“Ben Sarı-Kırmızılı renklere doğuştan aşığım. Çocukluğumda ağabeyim ile birlikte Florya’ya antrenmanları seyretmeye giderdim. Maçları da kaçırmazdım. Hele bir Werder Bremen maçı vardı ki, unutamam. Ergün Gürsoy beni aradı ve hiç düşünmeden imza attım. Hayallerim gerçek oldu. Hedefim hep Galatasaray’da oynamaktı. Büyük takımlarda baskı her zaman olur ve ben buna hazırlıklı olarak geliyorum.

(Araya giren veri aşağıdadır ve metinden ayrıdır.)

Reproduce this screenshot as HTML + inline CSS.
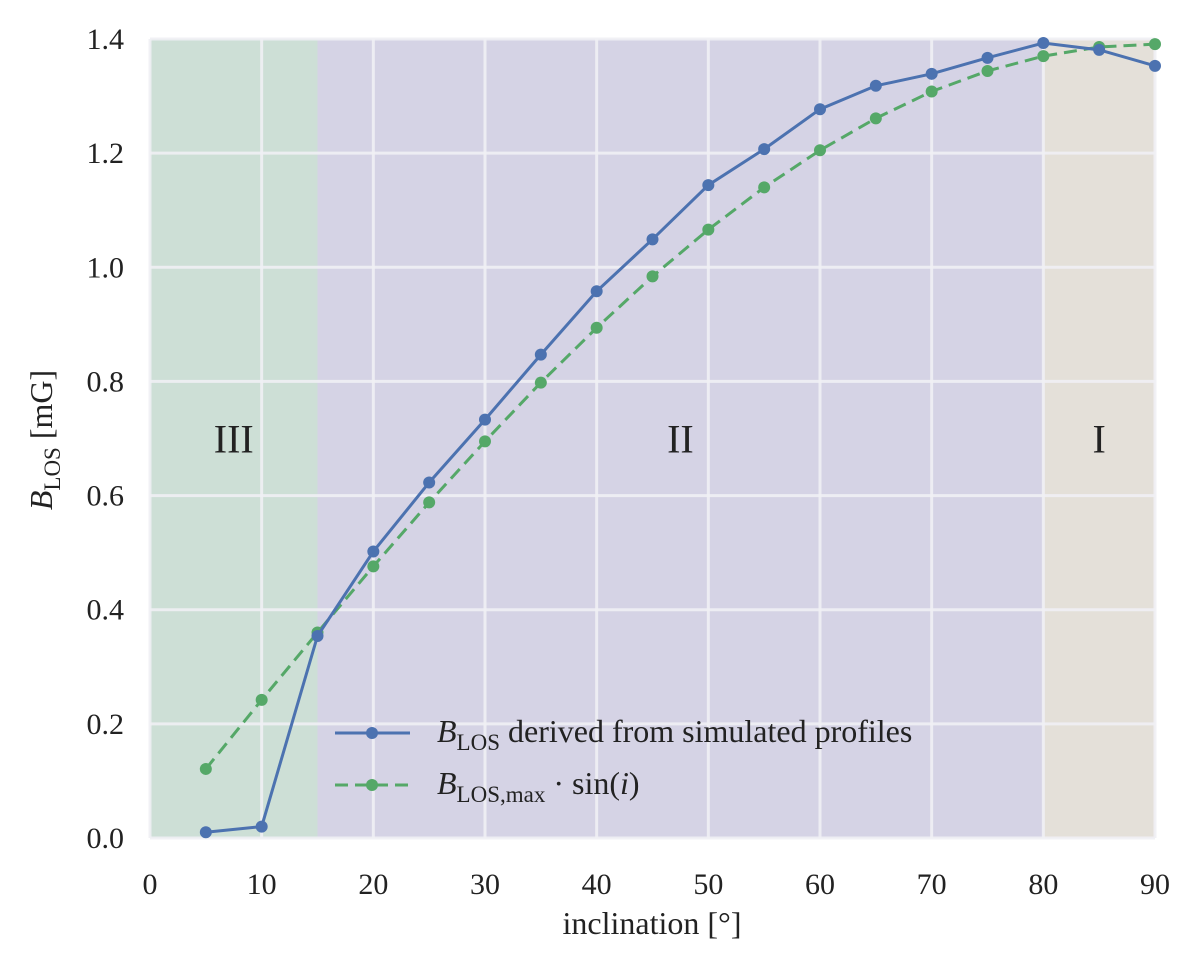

Kendime Bülent Korkmaz’ı örnek alıyorum. Çünkü ruhuyla ve savaşarak oynuyor. Dünya futbolundaki idolüm ise Alessandro Nesta. Hakan Şükür, Emre, Okan, Türk futboluna İtalya’nın kapılarını açtı. İtalya Ligi’ni hep takip ediyorum. Belki birgün ben de oraya gidersem Milan’da oynamak isterim. Ağabeylerim bana hep, ‘Seni Hagi ile karşılıklı oynarken görelim bize yeter’ derlerdi bunu yapamadım ancak şimdi beraber çalışacağız. Ona çok güveniyorum. Kısa zamanda Galatasaray’da iyi işler yaptı.
Benim için mevkii sorunu olmaz. Çok özellikli bir oyuncuyum. Stoper de oynarım, ön libero da. Sağ kanat, sol kanat farketmez. Oynayamama gibi bir çekincem yok. Forma için geliyorum. Son olarak şunu belirteyim, 100. Yıl kadrosunda olmasaydım, tribünden Galatasaray’a destek verirdim.”